-- Requirement --
Reproduce the listing exactly, with no pictures in your copy.
::::::::
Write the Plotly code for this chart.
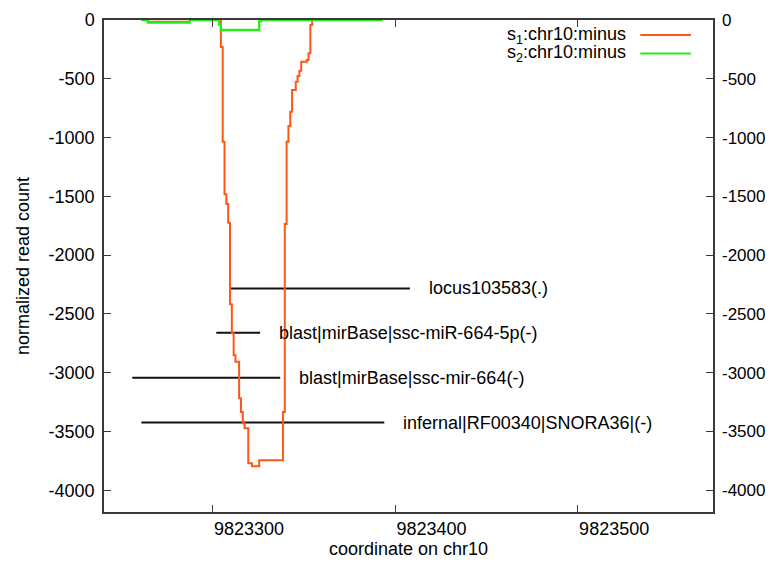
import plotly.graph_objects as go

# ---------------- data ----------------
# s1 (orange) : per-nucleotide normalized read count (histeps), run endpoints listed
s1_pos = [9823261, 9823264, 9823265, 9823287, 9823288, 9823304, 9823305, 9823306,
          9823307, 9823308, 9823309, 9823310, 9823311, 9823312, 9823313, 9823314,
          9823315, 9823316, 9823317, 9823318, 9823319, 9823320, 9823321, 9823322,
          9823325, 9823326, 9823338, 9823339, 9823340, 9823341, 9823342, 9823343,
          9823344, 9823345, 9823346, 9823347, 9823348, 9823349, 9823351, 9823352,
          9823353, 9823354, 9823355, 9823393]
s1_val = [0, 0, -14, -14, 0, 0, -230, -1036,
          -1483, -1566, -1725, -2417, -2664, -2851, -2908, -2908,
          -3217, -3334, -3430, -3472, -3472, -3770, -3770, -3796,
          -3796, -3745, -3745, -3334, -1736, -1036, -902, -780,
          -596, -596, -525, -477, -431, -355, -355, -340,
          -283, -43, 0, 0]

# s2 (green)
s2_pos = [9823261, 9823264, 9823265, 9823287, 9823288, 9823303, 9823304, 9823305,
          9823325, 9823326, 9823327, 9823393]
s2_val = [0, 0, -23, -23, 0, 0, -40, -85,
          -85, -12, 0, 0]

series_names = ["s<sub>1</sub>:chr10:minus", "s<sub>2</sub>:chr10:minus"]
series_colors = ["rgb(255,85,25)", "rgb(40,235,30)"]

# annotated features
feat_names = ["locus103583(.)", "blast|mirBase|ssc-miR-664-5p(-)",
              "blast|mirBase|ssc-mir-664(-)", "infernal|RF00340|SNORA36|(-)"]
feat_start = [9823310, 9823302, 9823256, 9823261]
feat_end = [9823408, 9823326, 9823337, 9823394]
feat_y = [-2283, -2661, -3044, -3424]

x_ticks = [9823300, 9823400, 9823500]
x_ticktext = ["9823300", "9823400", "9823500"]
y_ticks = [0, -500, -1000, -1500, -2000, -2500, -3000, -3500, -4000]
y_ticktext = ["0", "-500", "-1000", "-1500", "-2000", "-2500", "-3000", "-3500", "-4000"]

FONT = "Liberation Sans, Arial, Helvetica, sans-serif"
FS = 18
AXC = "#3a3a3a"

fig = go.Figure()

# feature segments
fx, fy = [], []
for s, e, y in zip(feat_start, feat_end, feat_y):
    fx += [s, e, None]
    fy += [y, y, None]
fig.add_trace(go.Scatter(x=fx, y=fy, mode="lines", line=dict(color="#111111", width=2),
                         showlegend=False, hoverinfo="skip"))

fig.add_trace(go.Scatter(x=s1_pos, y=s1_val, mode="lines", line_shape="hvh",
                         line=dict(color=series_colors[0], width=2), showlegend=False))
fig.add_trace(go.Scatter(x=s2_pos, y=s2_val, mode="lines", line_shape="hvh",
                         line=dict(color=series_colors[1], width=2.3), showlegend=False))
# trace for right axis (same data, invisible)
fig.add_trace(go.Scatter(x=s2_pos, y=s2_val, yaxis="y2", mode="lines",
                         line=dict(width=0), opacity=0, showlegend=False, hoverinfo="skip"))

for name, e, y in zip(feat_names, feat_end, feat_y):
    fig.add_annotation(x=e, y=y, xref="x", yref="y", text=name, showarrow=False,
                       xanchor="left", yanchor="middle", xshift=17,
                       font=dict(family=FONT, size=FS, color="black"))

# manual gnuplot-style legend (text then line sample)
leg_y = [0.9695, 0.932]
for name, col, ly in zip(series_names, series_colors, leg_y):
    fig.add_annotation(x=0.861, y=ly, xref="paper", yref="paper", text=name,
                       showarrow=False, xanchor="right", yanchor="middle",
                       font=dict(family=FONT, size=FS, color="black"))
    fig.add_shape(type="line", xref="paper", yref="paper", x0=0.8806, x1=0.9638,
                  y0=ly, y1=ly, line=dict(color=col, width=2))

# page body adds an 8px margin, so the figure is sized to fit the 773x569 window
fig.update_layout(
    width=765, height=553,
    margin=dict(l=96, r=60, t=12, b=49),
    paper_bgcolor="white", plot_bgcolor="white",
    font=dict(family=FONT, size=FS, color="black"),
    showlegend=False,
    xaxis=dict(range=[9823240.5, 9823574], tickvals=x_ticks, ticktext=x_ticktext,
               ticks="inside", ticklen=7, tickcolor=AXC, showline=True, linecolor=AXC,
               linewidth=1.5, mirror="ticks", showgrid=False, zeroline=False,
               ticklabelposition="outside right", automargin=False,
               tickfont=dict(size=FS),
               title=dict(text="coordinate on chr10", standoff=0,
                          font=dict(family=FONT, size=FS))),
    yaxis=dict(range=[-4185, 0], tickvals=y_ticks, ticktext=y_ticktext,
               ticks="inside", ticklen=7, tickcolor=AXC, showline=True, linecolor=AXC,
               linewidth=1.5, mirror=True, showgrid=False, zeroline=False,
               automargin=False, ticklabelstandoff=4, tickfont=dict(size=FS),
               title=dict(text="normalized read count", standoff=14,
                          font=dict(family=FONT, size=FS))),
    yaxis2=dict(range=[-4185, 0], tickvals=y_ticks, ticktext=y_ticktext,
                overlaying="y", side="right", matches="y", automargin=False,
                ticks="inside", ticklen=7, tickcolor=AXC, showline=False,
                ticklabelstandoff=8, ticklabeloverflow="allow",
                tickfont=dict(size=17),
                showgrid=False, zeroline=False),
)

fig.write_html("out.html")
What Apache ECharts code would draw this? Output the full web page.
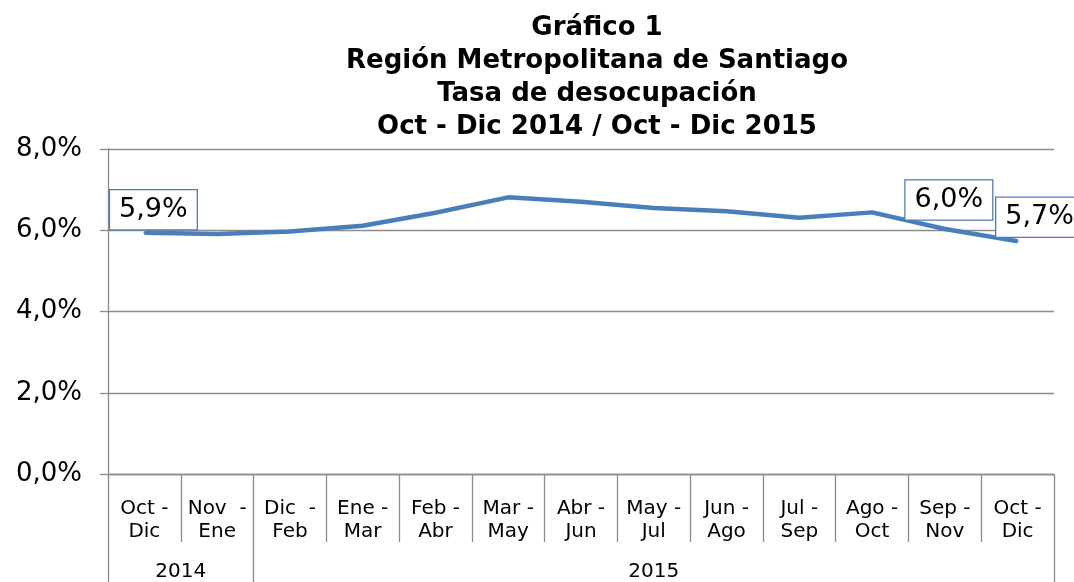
::::::::
-- Result --
Write the Plotly code for this chart.
import plotly.graph_objects as go

# ---------------- data ----------------
# s1 (orange) : per-nucleotide normalized read count (histeps), run endpoints listed
s1_pos = [9823261, 9823264, 9823265, 9823287, 9823288, 9823304, 9823305, 9823306,
          9823307, 9823308, 9823309, 9823310, 9823311, 9823312, 9823313, 9823314,
          9823315, 9823316, 9823317, 9823318, 9823319, 9823320, 9823321, 9823322,
          9823325, 9823326, 9823338, 9823339, 9823340, 9823341, 9823342, 9823343,
          9823344, 9823345, 9823346, 9823347, 9823348, 9823349, 9823351, 9823352,
          9823353, 9823354, 9823355, 9823393]
s1_val = [0, 0, -14, -14, 0, 0, -230, -1036,
          -1483, -1566, -1725, -2417, -2664, -2851, -2908, -2908,
          -3217, -3334, -3430, -3472, -3472, -3770, -3770, -3796,
          -3796, -3745, -3745, -3334, -1736, -1036, -902, -780,
          -596, -596, -525, -477, -431, -355, -355, -340,
          -283, -43, 0, 0]

# s2 (green)
s2_pos = [9823261, 9823264, 9823265, 9823287, 9823288, 9823303, 9823304, 9823305,
          9823325, 9823326, 9823327, 9823393]
s2_val = [0, 0, -23, -23, 0, 0, -40, -85,
          -85, -12, 0, 0]

series_names = ["s<sub>1</sub>:chr10:minus", "s<sub>2</sub>:chr10:minus"]
series_colors = ["rgb(255,85,25)", "rgb(40,235,30)"]

# annotated features
feat_names = ["locus103583(.)", "blast|mirBase|ssc-miR-664-5p(-)",
              "blast|mirBase|ssc-mir-664(-)", "infernal|RF00340|SNORA36|(-)"]
feat_start = [9823310, 9823302, 9823256, 9823261]
feat_end = [9823408, 9823326, 9823337, 9823394]
feat_y = [-2283, -2661, -3044, -3424]

x_ticks = [9823300, 9823400, 9823500]
x_ticktext = ["9823300", "9823400", "9823500"]
y_ticks = [0, -500, -1000, -1500, -2000, -2500, -3000, -3500, -4000]
y_ticktext = ["0", "-500", "-1000", "-1500", "-2000", "-2500", "-3000", "-3500", "-4000"]

FONT = "Liberation Sans, Arial, Helvetica, sans-serif"
FS = 18
AXC = "#3a3a3a"

fig = go.Figure()

# feature segments
fx, fy = [], []
for s, e, y in zip(feat_start, feat_end, feat_y):
    fx += [s, e, None]
    fy += [y, y, None]
fig.add_trace(go.Scatter(x=fx, y=fy, mode="lines", line=dict(color="#111111", width=2),
                         showlegend=False, hoverinfo="skip"))

fig.add_trace(go.Scatter(x=s1_pos, y=s1_val, mode="lines", line_shape="hvh",
                         line=dict(color=series_colors[0], width=2), showlegend=False))
fig.add_trace(go.Scatter(x=s2_pos, y=s2_val, mode="lines", line_shape="hvh",
                         line=dict(color=series_colors[1], width=2.3), showlegend=False))
# trace for right axis (same data, invisible)
fig.add_trace(go.Scatter(x=s2_pos, y=s2_val, yaxis="y2", mode="lines",
                         line=dict(width=0), opacity=0, showlegend=False, hoverinfo="skip"))

for name, e, y in zip(feat_names, feat_end, feat_y):
    fig.add_annotation(x=e, y=y, xref="x", yref="y", text=name, showarrow=False,
                       xanchor="left", yanchor="middle", xshift=17,
                       font=dict(family=FONT, size=FS, color="black"))

# manual gnuplot-style legend (text then line sample)
leg_y = [0.9695, 0.932]
for name, col, ly in zip(series_names, series_colors, leg_y):
    fig.add_annotation(x=0.861, y=ly, xref="paper", yref="paper", text=name,
                       showarrow=False, xanchor="right", yanchor="middle",
                       font=dict(family=FONT, size=FS, color="black"))
    fig.add_shape(type="line", xref="paper", yref="paper", x0=0.8806, x1=0.9638,
                  y0=ly, y1=ly, line=dict(color=col, width=2))

# page body adds an 8px margin, so the figure is sized to fit the 773x569 window
fig.update_layout(
    width=765, height=553,
    margin=dict(l=96, r=60, t=12, b=49),
    paper_bgcolor="white", plot_bgcolor="white",
    font=dict(family=FONT, size=FS, color="black"),
    showlegend=False,
    xaxis=dict(range=[9823240.5, 9823574], tickvals=x_ticks, ticktext=x_ticktext,
               ticks="inside", ticklen=7, tickcolor=AXC, showline=True, linecolor=AXC,
               linewidth=1.5, mirror="ticks", showgrid=False, zeroline=False,
               ticklabelposition="outside right", automargin=False,
               tickfont=dict(size=FS),
               title=dict(text="coordinate on chr10", standoff=0,
                          font=dict(family=FONT, size=FS))),
    yaxis=dict(range=[-4185, 0], tickvals=y_ticks, ticktext=y_ticktext,
               ticks="inside", ticklen=7, tickcolor=AXC, showline=True, linecolor=AXC,
               linewidth=1.5, mirror=True, showgrid=False, zeroline=False,
               automargin=False, ticklabelstandoff=4, tickfont=dict(size=FS),
               title=dict(text="normalized read count", standoff=14,
                          font=dict(family=FONT, size=FS))),
    yaxis2=dict(range=[-4185, 0], tickvals=y_ticks, ticktext=y_ticktext,
                overlaying="y", side="right", matches="y", automargin=False,
                ticks="inside", ticklen=7, tickcolor=AXC, showline=False,
                ticklabelstandoff=8, ticklabeloverflow="allow",
                tickfont=dict(size=17),
                showgrid=False, zeroline=False),
)

fig.write_html("out.html")
What Apache ECharts code would draw this? Output the full web page.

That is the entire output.